The treble of the headphone that emerged from a collaboration between Fostex and Massdrop, does not lag behind the midrange and bass in terms of details either and does not seem strident or sibilant due to the skilfully done placement of the accentuations as well as due to the good level of details. One could perhaps only criticize the fact that high treble notes appear to fade away a little too quickly and that separation up top, if you are used to in-ears with Balanced Armature drivers, does not have the same precision.
The Fostex still “wants” to be fed with rather well recorded and produced music material, since it doesn’t “harmonise” all that well with badly or flat mastered and overdriven recordings, because it doesn't exactly cover them up very well (in the presence range and middle highs, there is no smooth and “romantic” recession, making the Fostex point out flaws rather directly unlike for example the LCD-X where bad-ish recordings are still listenable thanks to where its recessions and dips placed in the presence range/upper midrange and treble).
For a closed headphone the TH-X00 Mahogany has, at least for my ears, a very well-done and open soundstage presentation.
In comparison with some popular open headphones up to about 400€ (for example Sennheiser HD 600, AKG K701, Beyerdynamic DT880 Edition (600 Ohm)) the spatial reproduction of the Fostex does not appear quite as open, but rather average, but on its own it has a (very) good spatial reproduction for a closed-back-ish headphones, which is bigger and more open than with many closed headphones. Therefore, it also breaks the imaginary border within my head and extends outside.
The stage of the TH-X00 Mahogany has a very well-balanced ratio between depth and width and is by no means flat. Partly the tonal tuning contributes to this, but even with "neutralised" with the help of some EQing, the convincing impression remains and the Fostex keeps most of its spatial depth.
It's nice to note that there are no audible signs of undesired reverberation reflections at all, as some closed headphones can appear to have to a lesser or greater extent.
The stage of the Fostex also convinces me in regards to instrument separation, control of densely populated, fast and complex recordings, accuracy of layering as well as the reproduction of emptiness between individual instruments. Yeah, its soundstage is one of the Fostex’s strengths.
The Fostex x Massdrop TH-X00 (Mahogany) is a very good looking and feeling headphone that is tuned for fun and brings a powerful, deep set and well controlled (especially sub-) bass which is balanced by a high, bright but not sibilant accentuation of the beginning super treble range.
Coupled with the open and precise three-dimensional reproduction, especially noteworthy for a closed-back-ish headphone, this model, which is exclusively available from Massdrop, is a great recommendation for a fun headphone for those moments when neutrality and a modest, flat tuning are not desired.
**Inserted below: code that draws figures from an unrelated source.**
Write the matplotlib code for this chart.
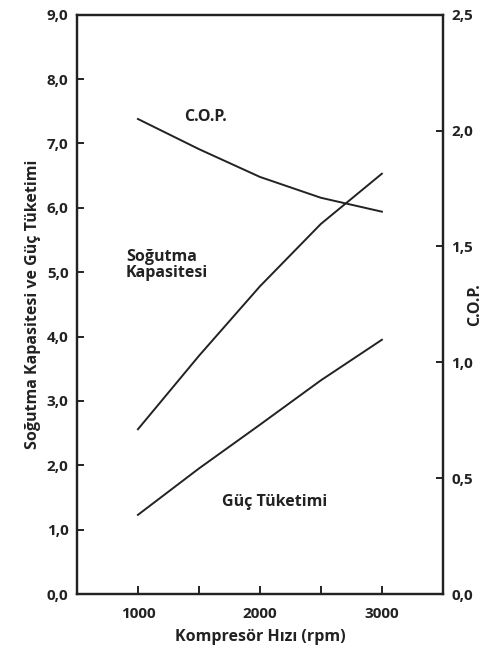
import matplotlib
matplotlib.use('Agg')
import matplotlib.pyplot as plt
from matplotlib.ticker import FuncFormatter

plt.rcParams['font.family'] = ['Open Sans', 'DejaVu Sans']
plt.rcParams['font.weight'] = 'bold'
plt.rcParams['axes.labelweight'] = 'bold'

# readings from the chart
rpm = [1000, 1500, 2000, 2500, 3000]
cooling_capacity = [2.56, 3.70, 4.78, 5.75, 6.53]
power_use = [1.23, 1.95, 2.63, 3.32, 3.95]
cop = [2.05, 1.92, 1.80, 1.71, 1.65]

left_ticks = [0, 1, 2, 3, 4, 5, 6, 7, 8, 9]
right_ticks = [0, 0.5, 1.0, 1.5, 2.0, 2.5]
x_ticks = [1000, 1500, 2000, 2500, 3000]
x_labels = ['1000', '', '2000', '', '3000']

INK = '#222222'


def comma(v, _pos):
    return f'{v:.1f}'.replace('.', ',')


fig = plt.figure(figsize=(4.84, 6.48), dpi=100)
ax = fig.add_axes([0.159, 0.0833, 0.756, 0.894])
ax2 = ax.twinx()

ax.plot(rpm, cooling_capacity, color=INK, lw=1.4)
ax.plot(rpm, power_use, color=INK, lw=1.4)
ax2.plot(rpm, cop, color=INK, lw=1.4)

ax.set_xlim(500, 3500)
ax.set_ylim(0, 9)
ax2.set_ylim(0, 2.5)

ax.set_xticks(x_ticks)
ax.set_xticklabels(x_labels)
ax.set_yticks(left_ticks)
ax.yaxis.set_major_formatter(FuncFormatter(comma))
ax2.set_yticks(right_ticks)
ax2.yaxis.set_major_formatter(FuncFormatter(comma))

for a in (ax, ax2):
    for s in a.spines.values():
        s.set_linewidth(1.6)
        s.set_color(INK)
    a.tick_params(direction='in', length=5, width=1.4, color=INK,
                  labelsize=11, labelcolor=INK, pad=6)
ax.tick_params(axis='x', length=6, pad=9)

ax.set_xlabel('Kompresör Hızı (rpm)', fontsize=11.5, color=INK, labelpad=6)
ax.set_ylabel('Soğutma Kapasitesi ve Güç Tüketimi', fontsize=11.5, color=INK, labelpad=4)
ax2.set_ylabel('C.O.P.', fontsize=11.5, color=INK)
# right label sits at the figure edge, as in the source
ax2.yaxis.set_label_coords(1.066, 0.5)

ax.text(1557, 7.41, 'C.O.P.', fontsize=11.5, color=INK, ha='center', va='center')
ax.text(902, 5.11, 'Soğutma\nKapasitesi', fontsize=11.5, color=INK,
        ha='left', va='center', linespacing=1.05)
ax.text(2123, 1.43, 'Güç Tüketimi', fontsize=11.5, color=INK, ha='center', va='center')

fig.savefig('out.png', dpi=100)
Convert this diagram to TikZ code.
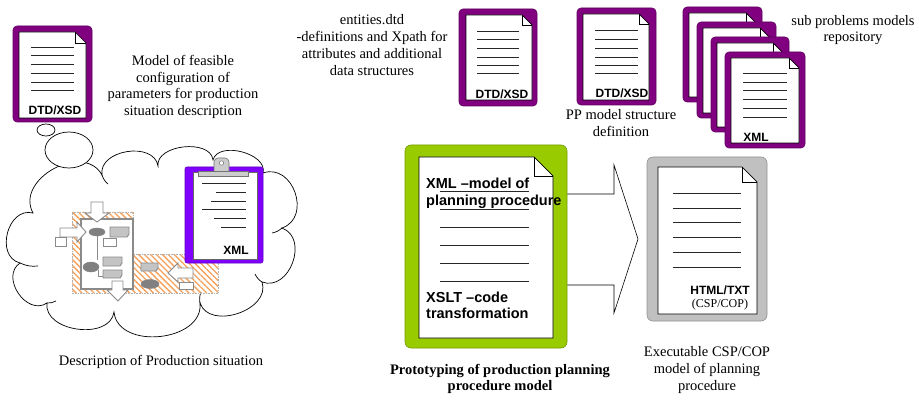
\documentclass[tikz,border=0pt]{standalone}
\usepackage{fontspec}
\setmainfont{Liberation Serif}
\newfontfamily\arialfont{Liberation Sans}
\usetikzlibrary{patterns.meta}

\definecolor{docpurple}{HTML}{800080}
\definecolor{clipviolet}{HTML}{7F00FF}
\definecolor{limegreen}{HTML}{99CC00}
\definecolor{framegrey}{HTML}{C0C0C0}
\definecolor{hatchorange}{HTML}{F5A05A}
\definecolor{partdark}{HTML}{808080}
\definecolor{partlight}{HTML}{C4C4C4}
\definecolor{partedge}{HTML}{8A8A8A}

\tikzset{
  docframe/.style={draw=#1!75!black, fill=#1, rounded corners=4pt, line width=0.6pt, inner sep=0pt},
  pageline/.style={draw=black, fill=white, line width=0.7pt},
  docline/.style={draw=black!85, line width=0.8pt},
  labeltext/.style={font=\fontsize{14.5}{16.7}\selectfont, align=center, inner sep=0pt},
  boldlabel/.style={font=\bfseries\fontsize{14.5}{16.7}\selectfont, align=center, inner sep=0pt},
  tagtext/.style={font={\arialfont\bfseries\fontsize{12}{14}\selectfont}, inner sep=0pt},
  smallserif/.style={font=\fontsize{12}{14}\selectfont, inner sep=0pt},
  greentext/.style={font={\arialfont\bfseries\fontsize{14.5}{16.5}\selectfont}, inner sep=0pt, anchor=base west},
  cloudline/.style={draw=black, fill=white, line width=0.7pt},
  cloudtail/.style={draw=black, line width=0.7pt},
  puff/.style={bend left=90, looseness=#1},
  blockarrow/.style={draw=partedge, fill=white, line width=0.9pt},
  smallbox/.style={draw=partedge, fill=white, line width=0.7pt},
  partoval/.style={fill=partdark, draw=partdark},
  partdoc/.style={fill=partlight, draw=partedge, line width=0.9pt},
  bigarrow/.style={draw=black, line width=0.6pt, line join=miter},
}

% page with a folded top-right corner: left, top, right, bottom, fold size
\newcommand\docpage[5]{%
  \filldraw[pageline] (#1,-#2) -- ({#3-#5},-#2) -- (#3,{-#2-#5}) -- (#3,-#4) -- (#1,-#4) -- cycle;
  \draw[pageline, fill=none] ({#3-#5},-#2) -- ({#3-#5},{-#2-#5}) -- (#3,{-#2-#5});
}
% ruled text lines on a page: left x, right x, list of y
\newcommand\doclines[3]{\foreach \yy in {#3} \draw[docline] (#1,-\yy) -- (#2,-\yy);}
% small grey document symbol: left, top, right, bottom
\newcommand\partdoc[4]{%
  \filldraw[partdoc] (#1,-#2) -- (#3,-#2) -- (#3,{-#4+3}) -- ({#3-2},-#4) -- (#1,-#4) -- cycle;
}

\begin{document}
\begin{tikzpicture}[x=1pt, y=1pt]
\useasboundingbox (0,0) rectangle (919,-401);

% ---------- production situation cloud ----------
\coordinate (J1) at (33,-213);
\coordinate (J2) at (102,-175);
\coordinate (J3) at (158,-166);
\coordinate (J4) at (213,-160);
\coordinate (J5) at (263,-173);
\coordinate (J6) at (282,-228);
\coordinate (J7) at (262,-282);
\coordinate (J8) at (200,-303);
\coordinate (J9) at (114,-312);
\coordinate (J10) at (47,-303);
\coordinate (J11) at (20,-263);
\draw[cloudline]
  (J1) to[puff=1.25] (J2) to[puff=1.15] (J3) to[puff=1.0] (J4)
  to[puff=1.0] (J5) to[puff=1.4] (J6) to[puff=1.3] (J7)
  to[puff=1.15] (J8) to[puff=1.15] (J9) to[puff=1.1] (J10)
  to[puff=1.3] (J11) to[puff=1.3] (J1) -- cycle;
% short inner strokes where the puffs overlap
\draw[cloudtail] (J11) to[bend right=15] (38,-266);
\draw[cloudtail] (J10) to[bend right=15] (56,-301);
\draw[cloudtail] (J8) to[bend left=15] (201,-292);
\draw[cloudtail] (J6) to[bend left=15] (272,-233);
\draw[cloudtail] (J2) to[bend right=15] (108,-184);
\draw[cloudtail] (J7) to[bend left=15] (255,-274);

% thought bubbles
\filldraw[cloudline] (69,-150) ellipse[x radius=24, y radius=18];
\filldraw[cloudline] (46,-130) ellipse[x radius=9, y radius=6];

% ---------- process sketch inside the cloud ----------
\path[pattern={Lines[angle=-45, distance=4.2pt, line width=1.3pt]}, pattern color=hatchorange]
  (72,-212) -- (133,-212) -- (133,-254) -- (218,-254) -- (218,-293) -- (72,-293) -- cycle;
\draw[draw=black!30, densely dotted, line width=0.6pt]
  (72,-212) -- (133,-212) -- (133,-254) -- (218,-254) -- (218,-293) -- (72,-293) -- cycle;
\filldraw[draw=partedge, fill=white, line width=1.4pt] (81,-219) rectangle (133,-289);

% incoming and outgoing flows
\filldraw[blockarrow] (91,-202) -- (103,-202) -- (103,-213) -- (109,-213) -- (97,-222) -- (85,-213) -- (91,-213) -- cycle;
\filldraw[blockarrow] (60,-228) -- (77,-228) -- (77,-222) -- (86,-232) -- (77,-242) -- (77,-237) -- (60,-237) -- cycle;
\filldraw[blockarrow] (112,-281) -- (123,-281) -- (123,-290) -- (128,-290) -- (118,-301) -- (107,-290) -- (112,-290) -- cycle;
\filldraw[blockarrow] (193,-268) -- (178,-268) -- (178,-263) -- (168,-273) -- (178,-282) -- (178,-278) -- (193,-278) -- cycle;

% small boxes and connecting strokes
\draw[partedge, line width=0.7pt] (97,-236) -- (97,-260);
\draw[partedge, line width=0.7pt] (98,-270) -- (98,-276) -- (103,-276);
\filldraw[smallbox] (55,-237) rectangle (66,-246);
\filldraw[smallbox] (103,-238) rectangle (116,-246);
\filldraw[smallbox] (179,-282) rectangle (193,-289);

% operations (ovals) and documents
\filldraw[partoval] (97,-232) ellipse[x radius=8, y radius=4];
\filldraw[partoval] (91,-267) ellipse[x radius=8, y radius=5];
\filldraw[partoval] (150,-284) ellipse[x radius=9, y radius=4.5];
\partdoc{110}{227}{129}{237}
\partdoc{103}{257}{122}{266}
\partdoc{103}{270}{122}{278}
\partdoc{141}{263}{158}{271}

% ---------- XML clipboard ----------
\node[docframe=clipviolet, rounded corners=2pt, minimum width=78, minimum height=96] (clip) at (224,-215) {};
\filldraw[draw=black!60, fill=white, line width=0.6pt] (193,-172) rectangle (257,-259);
\filldraw[draw=black!55, fill=black!20, line width=0.6pt, rounded corners=4pt] (214,-174) -- (214,-158) -- (229,-158) -- (229,-174);
\filldraw[draw=black!55, fill=black!20, line width=0.6pt] (198,-171) rectangle (248,-176);
\filldraw[draw=black!55, fill=white, line width=0.5pt] (221.5,-163) circle[radius=2.2];
\draw[docline] (202,-183) -- (246,-183);
\draw[docline] (216,-192) -- (246,-192);
\draw[docline] (211,-201) -- (246,-201);
\draw[docline] (202,-209) -- (246,-209);
\draw[docline] (214,-218) -- (246,-218);
\draw[docline] (221,-227) -- (246,-227);
\node[tagtext] (clipxml) at (236,-250) {XML};

% ---------- feasible configuration schema ----------
\node[docframe=docpurple, minimum width=79, minimum height=96] (cfgdoc) at (52.5,-74) {};
\docpage{19}{32}{86}{118}{11}
\doclines{31}{74}{47,55,64,73,82,90}
\node[tagtext] (cfgtag) at (55,-110) {DTD/XSD};
\node[labeltext] (cfglabel) at (183,-87) {Model of feasible\\configuration of\\parameters for production\\situation description};

% ---------- entities schema ----------
\node[labeltext] (entlabel) at (372,-45) {entities.dtd\\-definitions and Xpath for\\attributes and additional\\data structures};
\node[docframe=docpurple, minimum width=78, minimum height=97] (entdoc) at (498,-57.5) {};
\docpage{466}{15}{532}{100}{10}
\doclines{477}{519}{31,39,48,57,65,73}
\node[tagtext] (enttag) at (502,-94) {DTD/XSD};

% ---------- PP model structure ----------
\node[docframe=docpurple, minimum width=79, minimum height=97] (ppdoc) at (616.5,-56.5) {};
\docpage{583}{14}{649}{100}{10}
\doclines{595}{638}{30,39,48,57,65,73}
\node[tagtext] (pptag) at (622,-93) {DTD/XSD};
\node[labeltext] (pplabel) at (621,-123) {PP model structure\\definition};

% ---------- sub problem repository ----------
\node[docframe=docpurple, minimum width=79, minimum height=95] (subA) at (722.5,-54.5) {};
\docpage{689}{13}{756}{97}{10}
\node[docframe=docpurple, minimum width=79, minimum height=96] (subB) at (736.5,-70) {};
\docpage{703}{28}{770}{113}{10}
\node[docframe=docpurple, minimum width=78, minimum height=95] (subC) at (750,-84.5) {};
\docpage{717}{43}{783}{127}{10}
\node[docframe=docpurple, minimum width=80, minimum height=96] (subD) at (765,-100) {};
\docpage{731}{58}{799}{143}{10}
\doclines{743}{787}{73,82,90,99,108,117}
\node[tagtext] (subtag) at (756,-137) {XML};
\node[labeltext] (sublabel) at (853,-30) {sub problems models\\repository};

% ---------- planning procedure prototype ----------
\node[docframe=limegreen, rounded corners=6pt, minimum width=162, minimum height=203] (green) at (486,-246.5) {};
\docpage{419}{157}{553}{338}{19}
\doclines{440}{529}{191,209,227,245,263,281}
\node[greentext] (gt1) at (426,-189) {XML –model of};
\node[greentext] (gt2) at (426,-205.5) {planning procedure};
\node[greentext] (gt3) at (426,-302) {XSLT –code};
\node[greentext] (gt4) at (426,-318.5) {transformation};
\node[boldlabel] (greenlabel) at (500,-379) {Prototyping of production planning\\procedure model};

% ---------- executable model ----------
\node[docframe=framegrey, rounded corners=6pt, minimum width=120, minimum height=164] (greyframe) at (707,-239) {};
\docpage{658}{167}{757}{314}{15}
\doclines{673}{741}{193,208,222,237,252,267}
\node[tagtext] (greytag) at (720,-290) {HTML/TXT};
\node[smallserif] (greysub) at (720,-305) {(CSP/COP)};
\node[labeltext] (greylabel) at (707,-370) {Executable CSP/COP\\model of planning\\procedure};

% transformation arrow
\coordinate (tip) at (638,-239);
\draw[bigarrow] (green.east |- 0,-194) -- (614,-194) -- (614,-165) -- (tip)
  -- (614,-313) -- (614,-285) -- (green.east |- 0,-285);

% production situation caption
\node[labeltext] (cloudlabel) at (161,-362) {Description of Production situation};
\end{tikzpicture}
\end{document}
By the way, fans of the Beyerdynamic DT770 Pro are also likely to like the Fostex very much, because in my opinion it represents a direct upgrade to that very German headphone (while having a stronger emphasis on the true sub-bass, a less unnatural/metallic high frequency range, audibly higher resolution and a more precise, more open stage).
The only things left to be desired would be replaceable cables and better isolation of exterior noise – but it seems that Fostex has taken care of the first issue with the introduction of the TH-610.